The allegations about wiretapping and shadowing are ‘not true’, according to Samsung Electronics.
“We respect union activities under the laws and regulations of the Republic of Korea, and we are committed to complying with the laws and regulations in countries, where we operate”, Samsung Electronics states in an email to DanWatch.
The Republic of Samsung
A common nickname for South Korea is ‘The Republic of Samsung’, which describes the national pride and influence the conglomerate holds in addition to being responsible for more than 20% of South Korea’s export.
Unionizing is legal in South Korea but difficult in a society that favours conglomerates, says the 31-year old attorney, Mr Ha Kyung Ryng, who is providing legal counseling to workers trying to form unions in Samsung Electronics.
“There is a lot of interference from the company: penalties if you join the union, threats of being fired, threats if you participate in union activities or protests. A one-person protest is legal in Korea, but all the security guards from Samsung come down and block them, they show them away and they beat them, and the police do nothing”, says Mr Ha Kyung Ryng.
South Korea has never ratified the ILO conventions, ‘Freedom of Association and Protection of the Right to Organise’ or ‘Right to Organise and Collective Bargaining’.
This means, the right to strike is limited and strikes considered illegal by authorities are punishable with large fines.

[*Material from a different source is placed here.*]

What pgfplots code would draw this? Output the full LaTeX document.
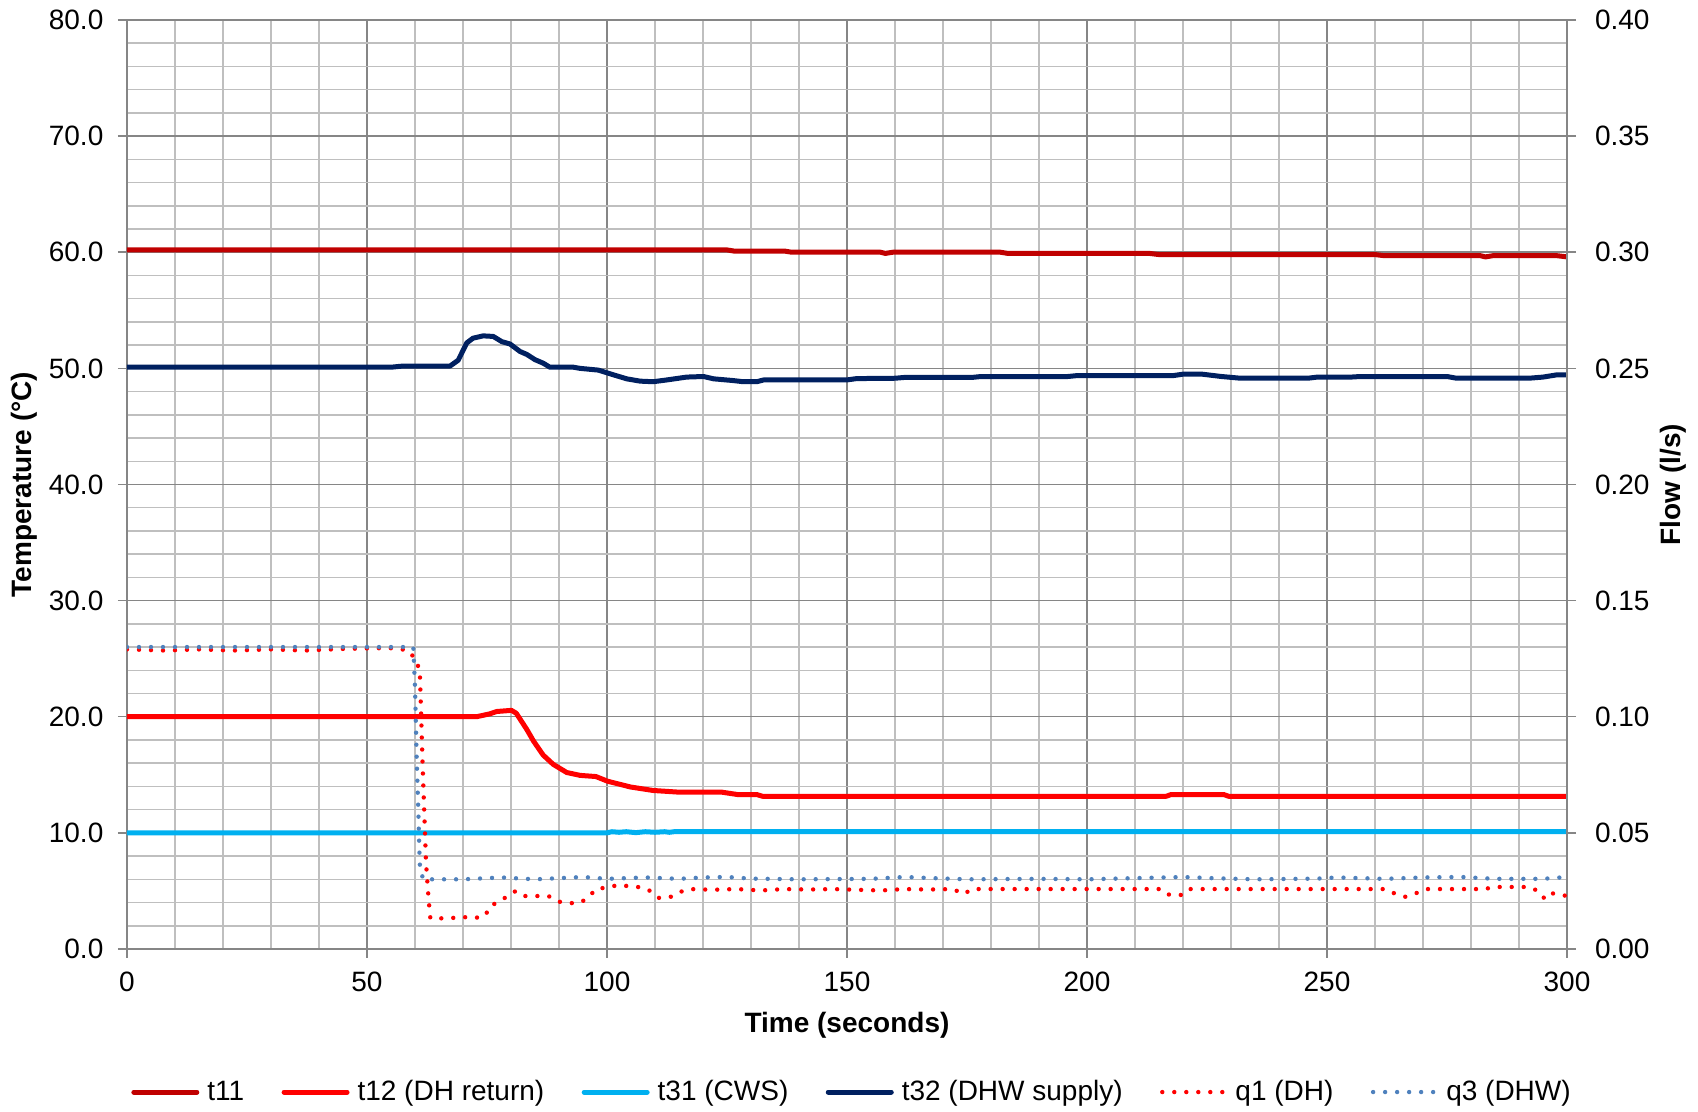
\documentclass[border=0pt]{standalone}
\usepackage{fontspec}
\setmainfont{Liberation Sans}
\usepackage{pgfplots}
\pgfplotsset{compat=1.18}

\definecolor{tEleven}{HTML}{C00000}
\definecolor{tTwelve}{HTML}{FF0000}
\definecolor{tThirtyOne}{HTML}{00B0F0}
\definecolor{tThirtyTwo}{HTML}{002060}
\definecolor{qOne}{HTML}{FF0000}
\definecolor{qThree}{HTML}{4F81BD}
\definecolor{gridminor}{HTML}{BFBFBF}
\definecolor{gridmajor}{HTML}{868686}

\newcommand\lbl{\fontsize{14pt}{16pt}\selectfont}

\pgfplotsset{
  tline/.style={line width=2.5pt, line cap=round, line join=round},
  qline/.style={line width=2.2pt, line cap=round, dash pattern=on 0pt off 6pt},
  base/.style={
    scale only axis, width=720pt, height=464.5pt,
    xmin=0, xmax=300,
    at={(63.5pt,81.5pt)}, anchor=south west,
    axis line style={gridmajor, line width=0.75pt},
    tick style={gridmajor, line width=0.75pt},
    major tick length=4.5pt,
    minor tick length=0pt,
    tick align=outside,
    tick label style={font=\lbl, /pgf/number format/assume math mode=true},
    scaled y ticks=false,
  },
}

\begin{document}
\begin{tikzpicture}
\path[use as bounding box] (0,0) rectangle (849pt,556pt);

% temperatures on the left axis
\begin{axis}[base,
  ymin=0, ymax=80,
  axis x line*=bottom, axis y line*=left,
  xtick={0,50,100,150,200,250,300}, minor x tick num=4,
  ytick={0,10,20,30,40,50,60,70,80}, minor y tick num=4,
  grid=both,
  major grid style={gridmajor, line width=0.75pt},
  minor grid style={gridminor, line width=0.75pt},
  yticklabel style={/pgf/number format/.cd, fixed, fixed zerofill, precision=1, /tikz/.cd, xshift=-3.8pt},
  xticklabel style={anchor=center, yshift=-12pt},
  every axis x label/.style={at={(axis description cs:0.5,-0.0817)}, anchor=center, font=\lbl\bfseries},
  every axis y label/.style={at={(axis description cs:-0.0715,0.5)}, rotate=90, anchor=center, font=\lbl\bfseries},
  xlabel={Time (seconds)}, ylabel={Temperature (°C)},
]
\addplot[tEleven, tline] coordinates {
(0,60.2) (125,60.2) (126.5,60.1) (137,60.1) (138.5,60.0) (157,60.0) (158,59.9)
(159.5,60.0) (182,60.0) (183.5,59.9) (213,59.9) (215,59.8) (260,59.8) (262,59.7)
(282,59.7) (283,59.6) (284.5,59.7) (298,59.7) (300,59.6)};
\addplot[tTwelve, tline] coordinates {
(0,20.0) (72.8,20.0) (75.6,20.25) (77,20.45) (80.1,20.55) (81.1,20.3) (83.3,18.9)
(84.7,17.9) (86.7,16.7) (88.8,15.9) (91.6,15.2) (94.4,14.95) (97.7,14.85)
(100.1,14.45) (104.9,13.95) (109.6,13.65) (115.2,13.5) (124,13.5) (127.2,13.3)
(131.2,13.3) (132.4,13.15) (216.5,13.15) (217.5,13.3) (228.5,13.3) (229.5,13.15)
(300,13.15)};
\addplot[tThirtyOne, tline] coordinates {
(0,10.0) (100,10.0) (101,10.1) (102.5,10.05) (104,10.1) (106,10.02) (108,10.1)
(110,10.05) (112,10.1) (113,10.05) (114,10.1) (300,10.1)};
\addplot[tThirtyTwo, tline] coordinates {
(0,50.1) (55,50.1) (57.5,50.2) (67.3,50.2) (69,50.7) (70.8,52.2) (72.1,52.6)
(74.2,52.8) (76.3,52.75) (78.1,52.3) (79.8,52.1) (81.9,51.45) (83.3,51.2)
(85,50.75) (86.7,50.45) (88.1,50.1) (93,50.1) (94.4,50.0) (98.2,49.85)
(101.3,49.45) (104.1,49.1) (106.9,48.9) (109.6,48.85) (112.4,49.0) (116.6,49.25)
(120.1,49.3) (122.2,49.1) (126.3,48.95) (128.4,48.85) (131.2,48.85) (132.6,49.0)
(149.9,49.0) (152,49.12) (160,49.15) (162,49.22) (176,49.22) (178,49.3) (196,49.3)
(198,49.38) (218,49.38) (220,49.5) (224,49.5) (228,49.3) (232,49.15) (246,49.15)
(248,49.25) (255,49.25) (257,49.3) (275,49.3) (277,49.15) (292,49.15) (295,49.25)
(298,49.45) (300,49.45)};
\end{axis}

% flows on the right axis, legend for all series
\begin{axis}[base,
  ymin=0, ymax=0.4,
  axis x line=none, axis y line*=right,
  ytick={0,0.05,0.1,0.15,0.2,0.25,0.3,0.35,0.4},
  yticklabel style={/pgf/number format/.cd, fixed, fixed zerofill, precision=2, /tikz/.cd, xshift=6pt},
  every axis y label/.style={at={(axis description cs:1.0736,0.5)}, rotate=90, anchor=center, font=\lbl\bfseries},
  ylabel={Flow (l/s)},
  legend image code/.code={\draw[#1] (0pt,0pt) -- (31.5pt,0pt);},
  legend columns=-1,
  legend style={at={(axis description cs:0.5042,-0.154)}, anchor=center,
    draw=none, fill=none, font=\lbl,
    /tikz/every odd column/.append style={column sep=2pt},
    /tikz/every even column/.append style={column sep=16.7pt}},
]
\addlegendimage{tEleven, tline}\addlegendentry{t11}
\addlegendimage{tTwelve, tline}\addlegendentry{t12 (DH return)}
\addlegendimage{tThirtyOne, tline}\addlegendentry{t31 (CWS)}
\addlegendimage{tThirtyTwo, tline}\addlegendentry{t32 (DHW supply)}
\addplot[qOne, qline] coordinates {
(0,0.1290) (8,0.1285) (15,0.1290) (22,0.1285) (30,0.1290) (37,0.1285) (45,0.1292)
(52,0.1295) (56,0.1295) (58.6,0.1285) (60.0,0.1250) (61.0,0.1200) (61.6,0.0785)
(62.3,0.0370) (62.85,0.0210) (63.2,0.0132) (67.3,0.0132) (69.7,0.0139)
(72.1,0.0132) (74.6,0.0142) (75.6,0.0183) (77.7,0.0208) (79.4,0.0228) (81,0.0250)
(83,0.0228) (87.8,0.0228) (89.9,0.0204) (92.2,0.0197) (94.5,0.0200) (96.1,0.0222)
(97.7,0.0258) (100,0.0265) (102.3,0.0275) (107.3,0.0265) (109,0.0250)
(110.9,0.0219) (113.3,0.0225) (115.1,0.0245) (117.3,0.0258) (122,0.0255)
(127,0.0258) (132,0.0252) (137,0.0258) (142,0.0256) (147,0.0258) (152,0.0255)
(157,0.0252) (162,0.0258) (167,0.0256) (172,0.0258) (174.4,0.0237) (176,0.0258)
(215,0.0258) (216.5,0.0235) (219.5,0.0232) (221,0.0258) (262,0.0258) (264,0.0240)
(266.3,0.0225) (268.5,0.0240) (271,0.0258) (283,0.0258) (284.5,0.0267)
(292,0.0267) (294,0.0250) (295.4,0.0215) (296.9,0.0240) (298.9,0.0230)
(300,0.0230)};
\addlegendentry{q1 (DH)}
\addplot[qThree, qline] coordinates {
(0,0.1300) (59.65,0.1300) (60.0,0.1130) (60.35,0.0820) (60.7,0.0590) (60.9,0.0430)
(61.04,0.0350) (61.7,0.0300) (70,0.0300) (78,0.0308) (85,0.0300) (90,0.0305)
(95,0.0310) (100,0.0302) (108,0.0308) (115,0.0302) (120,0.0308) (125,0.0310)
(130,0.0303) (140,0.0300) (155,0.0302) (162,0.0310) (168,0.0305) (175,0.0300)
(190,0.0302) (200,0.0300) (210,0.0305) (220,0.0310) (226,0.0305) (235,0.0300)
(248,0.0303) (252,0.0308) (262,0.0302) (270,0.0308) (278,0.0310) (285,0.0302)
(295,0.0302) (300,0.0310)};
\addlegendentry{q3 (DHW)}
\end{axis}
\end{tikzpicture}
\end{document}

A small step towards rights
Outside the Samsung Electronics HQ in May, the protests from mourning union members of the death of Yeom HoSeok continued for three days. The three day period is how long a korean funeral takes.
Yeom HoSeok was hired on a contract basis for Samsung Electronics Service, and he was also helping his co-workers form a union in Busan-Yangsan.
According to union members and friends of Yeom HoSeok, management had substantially reduced assignments for him, and by the time of his suicide he earned $400 (294 euro) a month in a country with a average monthly wage for an engineer of $3083 (2308 euro). Yeom HoSeok felt he was being harassed by his company because of his union activity.
According to Korean media, the demonstrations continued for 41 days until 28th of June, where Samsung Electronics Service workers seemed to reach a tentative agreement with management on wage, working conditions and unionisation.
Chong Hyewon, Executive Director of the International Department at the Korean Metal Workers Union which represents the protesting workers, welcomed the agreement.
“This struggle is historic in that it represents the first time a mass-organised union of Samsung workers has achieved a collectively bargained framework agreement for trade union recognition and working conditions at Samsung, creating a fissure in Samsung’s 76-year ‘no union’ corporate policy”.